Et voilà pour Jésus et pour la Vierge Marie.
Et Joseph. Joseph ?
Je ne le peindrais pas.
Je ne montrerais qu’une ombre au fond de la grange et aux yeux brillants,
car je ne sais que dire de Joseph.
Et Joseph ne sait que dire de lui-même.
Il adore et il est heureux d’adorer.
Il se sent un peu en exil.
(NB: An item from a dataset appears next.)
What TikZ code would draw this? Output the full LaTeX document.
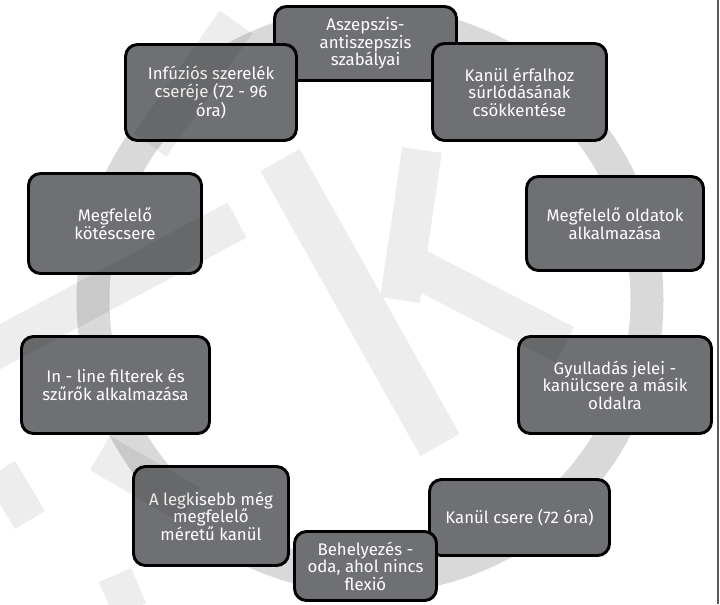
\documentclass[tikz,border=0pt]{standalone}
\usepackage{fontspec}
\setmainfont{Fira Sans}
\definecolor{boxgray}{RGB}{111,112,115}
\definecolor{ringgray}{RGB}{217,217,217}
\newcommand{\cardfont}{\fontsize{12.6}{13.2}\selectfont}
\tikzset{card/.style 2 args = {draw = black, line width = 2.2pt, fill = boxgray,
    rounded corners = 9pt, text = white, align = center, inner sep = 0,
    minimum width = #1*0.75pt, minimum height = #2*0.75pt, font = \cardfont}}
\tikzset{band/.style = {draw = black, line width = #1*0.75pt}}

\begin{document}
\begin{tikzpicture}[x = 0.75pt, y = -0.75pt]
    \useasboundingbox (0, 0) rectangle (720, 604);

    % ring behind the cards
    \draw [ringgray, line width = 24.75pt] (370, 300) circle [radius = 207.75pt];

    \node [card = {182}{74}] (asep) at (365.5, 43.5) {Aszepszis-\\antiszepszis\\szabályai};
    \node [card = {174}{97}] (kanul) at (519.5, 92) {Kanül érfalhoz\\súrlódásának\\csökkentése};
    \node [card = {177}{94}] (oldat) at (615, 223.5) {Megfelelő oldatok\\alkalmazása};
    \node [card = {193}{97}] (gyull) at (615, 385) {Gyulladás jelei -\\kanülcsere a másik\\oldalra};
    \node [card = {180}{76}] (csere) at (519.5, 517.5) {Kanül csere (72 óra)};
    \node [card = {142}{69}] (behely) at (365.5, 566) {Behelyezés -\\oda, ahol nincs\\flexió};
    \node [card = {155}{99}] (legkis) at (211, 516) {A legkisebb még\\megfelelő\\méretű kanül};
    \node [card = {188}{97}] (inline) at (115.5, 385) {In - line filterek és\\szűrők alkalmazása};
    \node [card = {173}{100}] (kotes) at (115, 223.5) {Megfelelő\\kötéscsere};
    \node [card = {171}{96}] (infuz) at (211, 92.5) {Infúziós szerelék\\cseréje (72 - 96\\óra)};

    % faint watermark
    \begin{scope}[transparency group, opacity = 0.07]
      \draw [band = 40] (236, 22) -- (150, 145);
      \draw [band = 40] (237, 220) -- (-10, 352);
      \draw [band = 45] (280, 160) -- (440, 445);
      \draw [band = 40] (422, 150) -- (400, 300);
      \draw [band = 40] (405, 262) -- (565, 345);
      \draw [band = 40] (100, 453) -- (190, 505);
      \draw [band = 35] (0, 470) -- (30, 520);
      \draw [band = 35] (115, 575) -- (130, 610);
    \end{scope}

    \draw [black!65, line width = 1.5pt] (718, 0) -- (718, 604);
\end{tikzpicture}
\end{document}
Je crois qu’il souffre sans se l’avouer.
Il souffre parce qu’il voit combien la femme qu’il aime ressemble à Dieu.
Combien déjà elle est du côté de Dieu.
Car Dieu est venu dans l’intimité de cette famille.
Joseph et Marie sont séparés pour toujours par cet incendie de clarté,
et toute la vie de Joseph, j’imagine, sera d’apprendre à accepter.
Joseph ne sait que dire de lui-même : il adore et il est heureux d’adorer. »
FIN
Qui a écrit ce texte magnifique ?
Nous sommes en 1940, en Allemagne, dans un camp de prisonniers français.
Des prêtres prisonniers demandent à un jeune normalien, professeur de philosophie à Neuilly, et prisonnier depuis quelques mois avec eux, …
…de rédiger une petite méditation pour la veillée de Noël.
Il s’appelle Jean-Paul Sartre.
Il va offrir à ses camarades ces quelques lignes inspirées.
A-t’on mieux médité le mystère de l’Incarnation ?
Un demi-siècle plus tard, Jean-Paul Sartre va conclure son itinéraire spirituel en écrivant: « LES MOTS »
« L’athéisme est une entreprise cruelle, et de longue haleine ! »
L’Esprit saint souffle… où Il veut, quand Il veut !
NB. le texte se trouve intégralement dans l’ouvrage Les écrits de Sartre de M. Contat et M. Rybalka, NRF 1970].